MM: I don’t have mixed emotions as much as I was watching it in the same way that I can remember watching the TV when Columbine happened, and just seeing it take place as any other person would. Then suddenly Columbine happened and my name got brought into it and I wouldn’t be surprised if my name got brought into this.

ZL: I was wondering if you felt less scrutinized as an artist, now that you’re a bit older a bit wiser you have made more records and have established yourself more as a musician as an artist with a gallery, much like how controversial acts that came before you, people move on and you just become part of the fabric?
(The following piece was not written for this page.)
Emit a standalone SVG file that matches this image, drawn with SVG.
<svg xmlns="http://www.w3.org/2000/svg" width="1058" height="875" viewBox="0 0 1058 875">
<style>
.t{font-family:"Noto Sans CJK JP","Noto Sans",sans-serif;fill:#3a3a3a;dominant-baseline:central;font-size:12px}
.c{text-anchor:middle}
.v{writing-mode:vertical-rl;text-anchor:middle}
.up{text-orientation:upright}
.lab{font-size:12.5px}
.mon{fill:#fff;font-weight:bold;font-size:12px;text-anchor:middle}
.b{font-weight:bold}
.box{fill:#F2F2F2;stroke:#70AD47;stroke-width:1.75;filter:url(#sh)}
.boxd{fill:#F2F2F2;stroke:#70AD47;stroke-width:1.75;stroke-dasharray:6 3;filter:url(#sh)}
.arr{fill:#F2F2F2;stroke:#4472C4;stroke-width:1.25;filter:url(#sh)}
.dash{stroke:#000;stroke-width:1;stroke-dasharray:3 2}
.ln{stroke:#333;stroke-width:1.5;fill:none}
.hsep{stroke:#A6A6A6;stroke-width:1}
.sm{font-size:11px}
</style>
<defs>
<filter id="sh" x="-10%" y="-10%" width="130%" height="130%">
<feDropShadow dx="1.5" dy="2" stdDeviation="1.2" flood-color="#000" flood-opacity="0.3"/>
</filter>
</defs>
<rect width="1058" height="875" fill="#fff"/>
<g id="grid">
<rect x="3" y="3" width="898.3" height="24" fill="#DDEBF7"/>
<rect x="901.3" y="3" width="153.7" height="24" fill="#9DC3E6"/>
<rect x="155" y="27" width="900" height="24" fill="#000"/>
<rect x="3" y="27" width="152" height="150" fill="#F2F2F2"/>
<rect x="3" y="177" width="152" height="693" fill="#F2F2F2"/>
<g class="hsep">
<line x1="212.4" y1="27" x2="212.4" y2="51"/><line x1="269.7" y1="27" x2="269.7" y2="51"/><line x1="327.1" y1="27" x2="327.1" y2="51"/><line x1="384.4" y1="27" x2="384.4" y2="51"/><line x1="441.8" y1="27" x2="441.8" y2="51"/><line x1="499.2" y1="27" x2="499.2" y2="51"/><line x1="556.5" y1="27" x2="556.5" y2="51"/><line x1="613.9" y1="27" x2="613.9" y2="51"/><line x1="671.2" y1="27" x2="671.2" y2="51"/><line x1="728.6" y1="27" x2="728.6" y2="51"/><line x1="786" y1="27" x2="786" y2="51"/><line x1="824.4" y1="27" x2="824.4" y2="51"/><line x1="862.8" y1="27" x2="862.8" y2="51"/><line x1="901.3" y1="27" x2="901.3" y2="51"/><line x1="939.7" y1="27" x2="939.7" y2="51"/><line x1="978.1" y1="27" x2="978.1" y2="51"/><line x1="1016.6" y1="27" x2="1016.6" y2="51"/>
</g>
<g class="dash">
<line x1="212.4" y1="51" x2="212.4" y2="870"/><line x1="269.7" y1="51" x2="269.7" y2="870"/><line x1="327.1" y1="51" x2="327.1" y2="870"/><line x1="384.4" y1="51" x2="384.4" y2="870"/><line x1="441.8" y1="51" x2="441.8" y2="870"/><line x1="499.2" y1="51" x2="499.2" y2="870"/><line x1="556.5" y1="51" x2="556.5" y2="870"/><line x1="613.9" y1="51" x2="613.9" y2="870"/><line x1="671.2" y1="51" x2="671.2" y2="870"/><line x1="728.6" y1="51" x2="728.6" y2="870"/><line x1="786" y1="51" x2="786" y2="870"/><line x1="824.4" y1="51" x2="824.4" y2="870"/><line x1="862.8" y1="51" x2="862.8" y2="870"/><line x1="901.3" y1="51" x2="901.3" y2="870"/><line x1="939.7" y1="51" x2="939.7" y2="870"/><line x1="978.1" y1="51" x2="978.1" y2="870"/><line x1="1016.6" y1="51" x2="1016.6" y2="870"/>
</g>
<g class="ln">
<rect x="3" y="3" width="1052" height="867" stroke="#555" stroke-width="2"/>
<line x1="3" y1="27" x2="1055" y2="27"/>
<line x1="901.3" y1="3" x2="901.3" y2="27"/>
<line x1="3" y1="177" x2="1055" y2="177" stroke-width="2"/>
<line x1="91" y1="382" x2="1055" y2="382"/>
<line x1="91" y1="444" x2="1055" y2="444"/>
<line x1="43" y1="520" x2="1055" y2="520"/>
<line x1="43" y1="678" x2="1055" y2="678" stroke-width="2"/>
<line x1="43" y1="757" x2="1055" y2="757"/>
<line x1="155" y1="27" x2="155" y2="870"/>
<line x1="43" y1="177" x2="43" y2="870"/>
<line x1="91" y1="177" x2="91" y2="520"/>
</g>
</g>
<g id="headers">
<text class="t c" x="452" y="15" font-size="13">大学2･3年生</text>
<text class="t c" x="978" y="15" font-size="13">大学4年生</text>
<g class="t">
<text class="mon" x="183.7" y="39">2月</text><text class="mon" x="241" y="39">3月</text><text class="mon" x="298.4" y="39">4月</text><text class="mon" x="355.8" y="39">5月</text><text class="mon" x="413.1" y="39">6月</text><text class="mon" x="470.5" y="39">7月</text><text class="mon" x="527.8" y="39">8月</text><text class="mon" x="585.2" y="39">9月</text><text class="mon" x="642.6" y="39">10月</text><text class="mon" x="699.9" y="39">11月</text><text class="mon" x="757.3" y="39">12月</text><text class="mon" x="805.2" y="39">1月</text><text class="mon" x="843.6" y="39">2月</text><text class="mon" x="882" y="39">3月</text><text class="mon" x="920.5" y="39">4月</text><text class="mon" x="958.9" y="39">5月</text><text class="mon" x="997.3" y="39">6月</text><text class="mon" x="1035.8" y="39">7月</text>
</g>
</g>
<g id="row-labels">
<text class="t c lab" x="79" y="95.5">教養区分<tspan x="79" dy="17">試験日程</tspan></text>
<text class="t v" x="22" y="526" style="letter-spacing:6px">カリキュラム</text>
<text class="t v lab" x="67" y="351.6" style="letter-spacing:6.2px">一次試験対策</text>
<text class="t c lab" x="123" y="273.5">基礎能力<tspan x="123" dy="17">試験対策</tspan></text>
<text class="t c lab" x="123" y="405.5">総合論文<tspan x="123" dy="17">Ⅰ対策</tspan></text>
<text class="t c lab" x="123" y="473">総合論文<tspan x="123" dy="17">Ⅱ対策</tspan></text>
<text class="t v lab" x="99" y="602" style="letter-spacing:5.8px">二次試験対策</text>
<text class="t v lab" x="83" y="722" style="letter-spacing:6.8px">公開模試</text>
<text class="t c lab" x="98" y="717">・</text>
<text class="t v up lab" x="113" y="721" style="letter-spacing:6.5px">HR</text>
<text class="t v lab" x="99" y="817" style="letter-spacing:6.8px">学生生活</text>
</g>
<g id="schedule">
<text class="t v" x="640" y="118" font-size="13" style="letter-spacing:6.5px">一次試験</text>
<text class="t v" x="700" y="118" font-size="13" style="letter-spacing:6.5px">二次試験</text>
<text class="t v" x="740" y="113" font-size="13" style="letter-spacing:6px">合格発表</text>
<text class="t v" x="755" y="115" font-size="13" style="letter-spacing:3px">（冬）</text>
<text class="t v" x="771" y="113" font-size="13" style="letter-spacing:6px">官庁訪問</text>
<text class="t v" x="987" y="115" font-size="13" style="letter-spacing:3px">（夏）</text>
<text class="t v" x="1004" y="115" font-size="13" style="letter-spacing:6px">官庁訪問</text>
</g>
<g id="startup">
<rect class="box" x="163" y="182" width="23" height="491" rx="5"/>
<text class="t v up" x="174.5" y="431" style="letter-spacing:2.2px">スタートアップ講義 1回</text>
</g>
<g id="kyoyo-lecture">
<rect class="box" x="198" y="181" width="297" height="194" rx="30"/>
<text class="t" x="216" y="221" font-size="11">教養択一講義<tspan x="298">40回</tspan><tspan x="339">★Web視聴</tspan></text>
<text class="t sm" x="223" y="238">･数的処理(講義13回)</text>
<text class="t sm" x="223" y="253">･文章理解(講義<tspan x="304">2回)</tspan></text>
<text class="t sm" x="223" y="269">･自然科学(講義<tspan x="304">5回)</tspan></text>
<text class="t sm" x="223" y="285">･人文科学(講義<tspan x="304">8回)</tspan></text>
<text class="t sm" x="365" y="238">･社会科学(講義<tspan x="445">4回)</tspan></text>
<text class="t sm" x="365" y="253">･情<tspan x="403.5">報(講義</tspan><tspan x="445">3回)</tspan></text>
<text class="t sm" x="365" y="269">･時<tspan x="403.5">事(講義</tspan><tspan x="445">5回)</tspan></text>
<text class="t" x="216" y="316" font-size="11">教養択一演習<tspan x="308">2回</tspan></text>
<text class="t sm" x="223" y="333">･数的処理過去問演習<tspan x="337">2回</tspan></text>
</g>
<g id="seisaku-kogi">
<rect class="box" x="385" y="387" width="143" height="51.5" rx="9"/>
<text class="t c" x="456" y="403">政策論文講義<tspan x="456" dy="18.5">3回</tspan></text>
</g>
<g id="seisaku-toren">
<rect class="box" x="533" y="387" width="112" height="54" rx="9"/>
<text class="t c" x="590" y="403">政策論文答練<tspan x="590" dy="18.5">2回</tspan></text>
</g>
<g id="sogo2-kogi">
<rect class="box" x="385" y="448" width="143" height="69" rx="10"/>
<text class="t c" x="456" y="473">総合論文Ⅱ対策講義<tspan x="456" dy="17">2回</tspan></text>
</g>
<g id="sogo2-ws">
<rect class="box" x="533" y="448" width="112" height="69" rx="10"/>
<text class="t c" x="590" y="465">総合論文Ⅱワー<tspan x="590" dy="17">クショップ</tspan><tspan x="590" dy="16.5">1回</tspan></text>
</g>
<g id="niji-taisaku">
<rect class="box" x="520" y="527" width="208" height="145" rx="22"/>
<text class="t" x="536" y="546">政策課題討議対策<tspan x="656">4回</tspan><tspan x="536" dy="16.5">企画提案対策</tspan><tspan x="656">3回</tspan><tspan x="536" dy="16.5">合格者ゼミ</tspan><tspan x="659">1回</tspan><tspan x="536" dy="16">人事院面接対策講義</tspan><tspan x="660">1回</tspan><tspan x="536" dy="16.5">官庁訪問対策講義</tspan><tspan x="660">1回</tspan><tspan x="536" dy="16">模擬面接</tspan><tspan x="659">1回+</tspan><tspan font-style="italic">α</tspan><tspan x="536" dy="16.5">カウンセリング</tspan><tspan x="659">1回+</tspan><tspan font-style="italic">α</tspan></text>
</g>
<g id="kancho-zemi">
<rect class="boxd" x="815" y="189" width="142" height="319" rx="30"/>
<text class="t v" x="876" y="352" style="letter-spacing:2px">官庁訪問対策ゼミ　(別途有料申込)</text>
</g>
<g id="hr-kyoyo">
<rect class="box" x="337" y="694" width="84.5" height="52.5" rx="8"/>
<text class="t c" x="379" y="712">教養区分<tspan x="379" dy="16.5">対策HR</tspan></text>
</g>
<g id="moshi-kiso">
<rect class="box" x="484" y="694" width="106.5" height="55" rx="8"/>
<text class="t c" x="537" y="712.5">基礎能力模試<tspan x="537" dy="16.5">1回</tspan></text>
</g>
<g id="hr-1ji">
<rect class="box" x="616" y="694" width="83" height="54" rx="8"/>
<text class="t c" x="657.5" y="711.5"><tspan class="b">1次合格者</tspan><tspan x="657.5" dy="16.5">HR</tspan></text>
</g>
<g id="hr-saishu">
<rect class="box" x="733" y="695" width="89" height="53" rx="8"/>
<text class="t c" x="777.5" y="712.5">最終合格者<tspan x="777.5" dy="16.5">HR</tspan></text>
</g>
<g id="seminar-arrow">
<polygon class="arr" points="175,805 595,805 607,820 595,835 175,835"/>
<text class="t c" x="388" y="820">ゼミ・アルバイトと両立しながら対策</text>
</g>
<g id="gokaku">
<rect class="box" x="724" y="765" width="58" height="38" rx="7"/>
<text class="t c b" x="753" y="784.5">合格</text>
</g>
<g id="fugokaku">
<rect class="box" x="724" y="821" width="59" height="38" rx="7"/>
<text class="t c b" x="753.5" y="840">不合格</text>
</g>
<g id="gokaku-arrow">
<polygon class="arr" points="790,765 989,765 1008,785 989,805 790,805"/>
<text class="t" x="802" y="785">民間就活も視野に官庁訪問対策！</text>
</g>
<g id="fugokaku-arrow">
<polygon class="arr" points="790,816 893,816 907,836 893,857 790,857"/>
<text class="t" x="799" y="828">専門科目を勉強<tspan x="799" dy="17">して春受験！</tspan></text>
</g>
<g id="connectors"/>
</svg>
MM: Sometimes I feel that it’s a really bad double standard that I had to be blamed so much when something happened then later when it’s talked about. Sometimes its reduced to simply ‘I like what you said in the Michael Moore movie’, I feel cheated almost. So now for me I didn’t think my world and what lead me to make music when I almost not wanting to make music or not want to live for anything anymore was really reduced to this world I had made for myself which had nothing and I started to creep from nothing. At that point I didn’t care about the rest of the world’s politics or the rest of the worlds anything, if someone was to ask me what my opinion on America or violence and entertainment, I don’t really care. I think this record was me realizing that the world is a victim of its self and this is a point for anybody who wants to do something important as an artist, it’s a time to be introspective, it’s a time to have you personality be what makes you somebody and something that has an impact on other people because personality and just the human element of anybody is what makes a difference and I think when everyone suddenly thinks that everything I did on this record is more human, to me I guess if I could be objective about myself by saying that its more human is really acknowledging I’m inhuman by showing this. So I think it was an important record to make now for me, not just personally, its my view and views in the past about the world, I think the only you can say something about the world is to say something about yourself.